- **WRITTEN TASK**
Make an exact copy of all the material below, apart from the pictures.

- **SOURCE MATERIAL**

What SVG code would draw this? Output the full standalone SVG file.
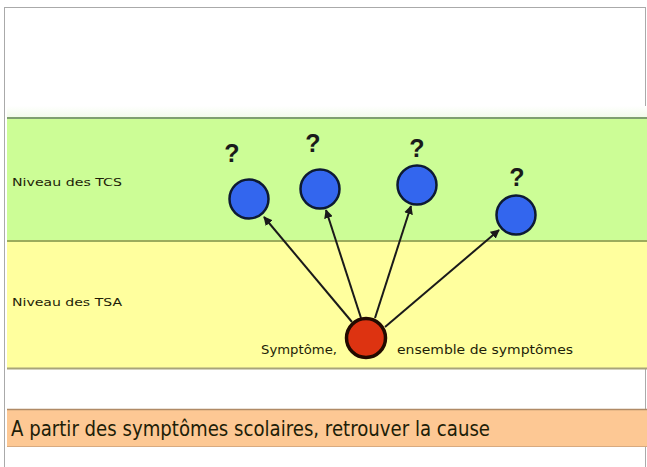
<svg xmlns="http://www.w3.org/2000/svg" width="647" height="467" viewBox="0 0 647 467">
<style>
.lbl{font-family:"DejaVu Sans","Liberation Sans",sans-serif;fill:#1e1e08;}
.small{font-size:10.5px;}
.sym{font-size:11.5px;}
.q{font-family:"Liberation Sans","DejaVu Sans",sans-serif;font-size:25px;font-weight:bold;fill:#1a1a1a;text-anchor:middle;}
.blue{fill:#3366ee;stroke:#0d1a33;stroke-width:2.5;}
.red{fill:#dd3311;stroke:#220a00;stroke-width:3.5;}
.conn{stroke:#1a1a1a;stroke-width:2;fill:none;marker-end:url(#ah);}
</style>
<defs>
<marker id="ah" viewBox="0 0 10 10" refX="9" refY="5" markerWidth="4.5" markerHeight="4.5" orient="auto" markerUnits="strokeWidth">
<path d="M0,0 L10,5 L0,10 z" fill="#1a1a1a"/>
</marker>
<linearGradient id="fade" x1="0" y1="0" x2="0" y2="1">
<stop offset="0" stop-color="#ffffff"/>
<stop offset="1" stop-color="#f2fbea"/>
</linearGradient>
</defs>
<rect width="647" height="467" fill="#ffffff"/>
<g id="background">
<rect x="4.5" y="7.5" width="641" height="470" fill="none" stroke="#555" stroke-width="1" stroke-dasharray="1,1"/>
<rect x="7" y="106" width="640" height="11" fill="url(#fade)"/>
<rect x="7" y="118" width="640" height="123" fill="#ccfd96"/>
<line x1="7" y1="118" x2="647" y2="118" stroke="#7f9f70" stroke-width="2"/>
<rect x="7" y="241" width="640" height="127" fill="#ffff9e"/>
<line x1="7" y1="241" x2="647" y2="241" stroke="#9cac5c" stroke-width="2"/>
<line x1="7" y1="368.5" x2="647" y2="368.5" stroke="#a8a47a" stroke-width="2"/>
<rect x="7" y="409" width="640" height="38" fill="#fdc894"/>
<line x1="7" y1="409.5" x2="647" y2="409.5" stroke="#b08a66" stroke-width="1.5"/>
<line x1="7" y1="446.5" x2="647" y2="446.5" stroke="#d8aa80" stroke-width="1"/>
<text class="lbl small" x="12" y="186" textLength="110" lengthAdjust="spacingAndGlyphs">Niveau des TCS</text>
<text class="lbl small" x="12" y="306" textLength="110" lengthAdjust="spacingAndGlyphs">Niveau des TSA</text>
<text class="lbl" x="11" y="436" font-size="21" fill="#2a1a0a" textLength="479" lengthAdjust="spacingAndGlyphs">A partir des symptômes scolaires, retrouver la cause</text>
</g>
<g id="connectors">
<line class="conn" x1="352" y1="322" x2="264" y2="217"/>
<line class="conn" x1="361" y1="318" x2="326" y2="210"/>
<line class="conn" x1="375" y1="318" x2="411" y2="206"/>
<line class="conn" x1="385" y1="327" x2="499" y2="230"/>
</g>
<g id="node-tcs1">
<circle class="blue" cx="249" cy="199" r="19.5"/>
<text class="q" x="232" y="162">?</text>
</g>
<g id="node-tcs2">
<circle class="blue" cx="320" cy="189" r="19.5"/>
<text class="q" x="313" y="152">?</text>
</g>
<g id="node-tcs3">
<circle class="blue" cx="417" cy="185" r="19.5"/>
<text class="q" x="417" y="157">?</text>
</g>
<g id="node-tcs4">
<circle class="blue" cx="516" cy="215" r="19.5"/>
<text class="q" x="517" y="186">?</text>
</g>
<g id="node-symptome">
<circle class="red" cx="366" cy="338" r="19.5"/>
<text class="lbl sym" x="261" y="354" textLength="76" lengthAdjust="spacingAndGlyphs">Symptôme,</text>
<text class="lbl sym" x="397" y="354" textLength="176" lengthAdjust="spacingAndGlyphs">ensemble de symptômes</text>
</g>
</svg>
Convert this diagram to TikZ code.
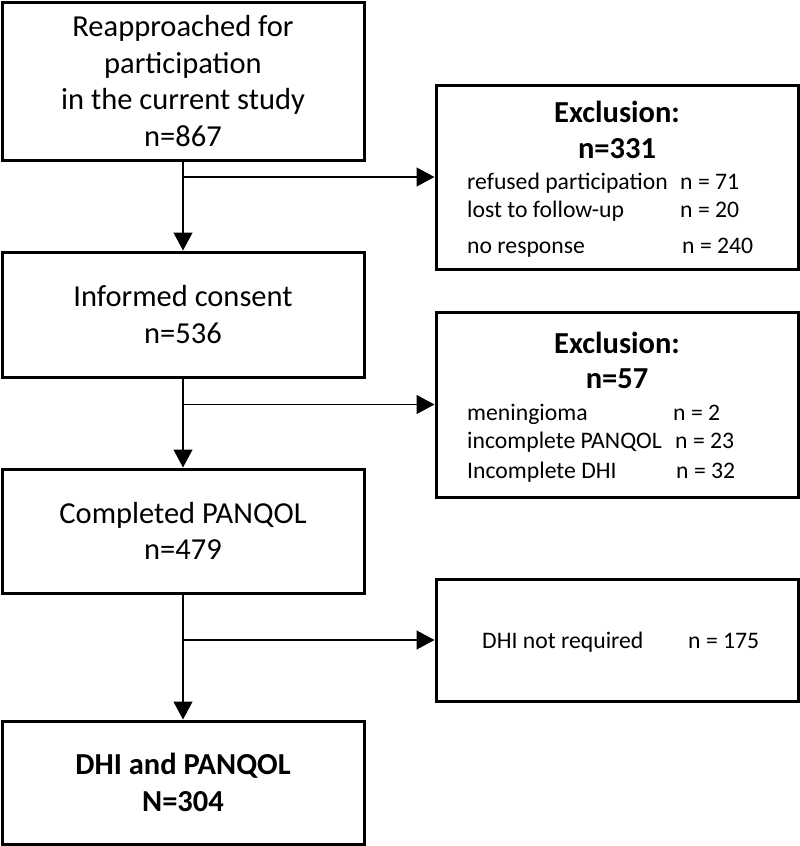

- **RESPONSE**
What SVG code would draw this? Output the full standalone SVG file.
<svg xmlns="http://www.w3.org/2000/svg" width="647" height="467" viewBox="0 0 647 467">
<style>
.lbl{font-family:"DejaVu Sans","Liberation Sans",sans-serif;fill:#1e1e08;}
.small{font-size:10.5px;}
.sym{font-size:11.5px;}
.q{font-family:"Liberation Sans","DejaVu Sans",sans-serif;font-size:25px;font-weight:bold;fill:#1a1a1a;text-anchor:middle;}
.blue{fill:#3366ee;stroke:#0d1a33;stroke-width:2.5;}
.red{fill:#dd3311;stroke:#220a00;stroke-width:3.5;}
.conn{stroke:#1a1a1a;stroke-width:2;fill:none;marker-end:url(#ah);}
</style>
<defs>
<marker id="ah" viewBox="0 0 10 10" refX="9" refY="5" markerWidth="4.5" markerHeight="4.5" orient="auto" markerUnits="strokeWidth">
<path d="M0,0 L10,5 L0,10 z" fill="#1a1a1a"/>
</marker>
<linearGradient id="fade" x1="0" y1="0" x2="0" y2="1">
<stop offset="0" stop-color="#ffffff"/>
<stop offset="1" stop-color="#f2fbea"/>
</linearGradient>
</defs>
<rect width="647" height="467" fill="#ffffff"/>
<g id="background">
<rect x="4.5" y="7.5" width="641" height="470" fill="none" stroke="#555" stroke-width="1" stroke-dasharray="1,1"/>
<rect x="7" y="106" width="640" height="11" fill="url(#fade)"/>
<rect x="7" y="118" width="640" height="123" fill="#ccfd96"/>
<line x1="7" y1="118" x2="647" y2="118" stroke="#7f9f70" stroke-width="2"/>
<rect x="7" y="241" width="640" height="127" fill="#ffff9e"/>
<line x1="7" y1="241" x2="647" y2="241" stroke="#9cac5c" stroke-width="2"/>
<line x1="7" y1="368.5" x2="647" y2="368.5" stroke="#a8a47a" stroke-width="2"/>
<rect x="7" y="409" width="640" height="38" fill="#fdc894"/>
<line x1="7" y1="409.5" x2="647" y2="409.5" stroke="#b08a66" stroke-width="1.5"/>
<line x1="7" y1="446.5" x2="647" y2="446.5" stroke="#d8aa80" stroke-width="1"/>
<text class="lbl small" x="12" y="186" textLength="110" lengthAdjust="spacingAndGlyphs">Niveau des TCS</text>
<text class="lbl small" x="12" y="306" textLength="110" lengthAdjust="spacingAndGlyphs">Niveau des TSA</text>
<text class="lbl" x="11" y="436" font-size="21" fill="#2a1a0a" textLength="479" lengthAdjust="spacingAndGlyphs">A partir des symptômes scolaires, retrouver la cause</text>
</g>
<g id="connectors">
<line class="conn" x1="352" y1="322" x2="264" y2="217"/>
<line class="conn" x1="361" y1="318" x2="326" y2="210"/>
<line class="conn" x1="375" y1="318" x2="411" y2="206"/>
<line class="conn" x1="385" y1="327" x2="499" y2="230"/>
</g>
<g id="node-tcs1">
<circle class="blue" cx="249" cy="199" r="19.5"/>
<text class="q" x="232" y="162">?</text>
</g>
<g id="node-tcs2">
<circle class="blue" cx="320" cy="189" r="19.5"/>
<text class="q" x="313" y="152">?</text>
</g>
<g id="node-tcs3">
<circle class="blue" cx="417" cy="185" r="19.5"/>
<text class="q" x="417" y="157">?</text>
</g>
<g id="node-tcs4">
<circle class="blue" cx="516" cy="215" r="19.5"/>
<text class="q" x="517" y="186">?</text>
</g>
<g id="node-symptome">
<circle class="red" cx="366" cy="338" r="19.5"/>
<text class="lbl sym" x="261" y="354" textLength="76" lengthAdjust="spacingAndGlyphs">Symptôme,</text>
<text class="lbl sym" x="397" y="354" textLength="176" lengthAdjust="spacingAndGlyphs">ensemble de symptômes</text>
</g>
</svg>
Convert this diagram to TikZ code.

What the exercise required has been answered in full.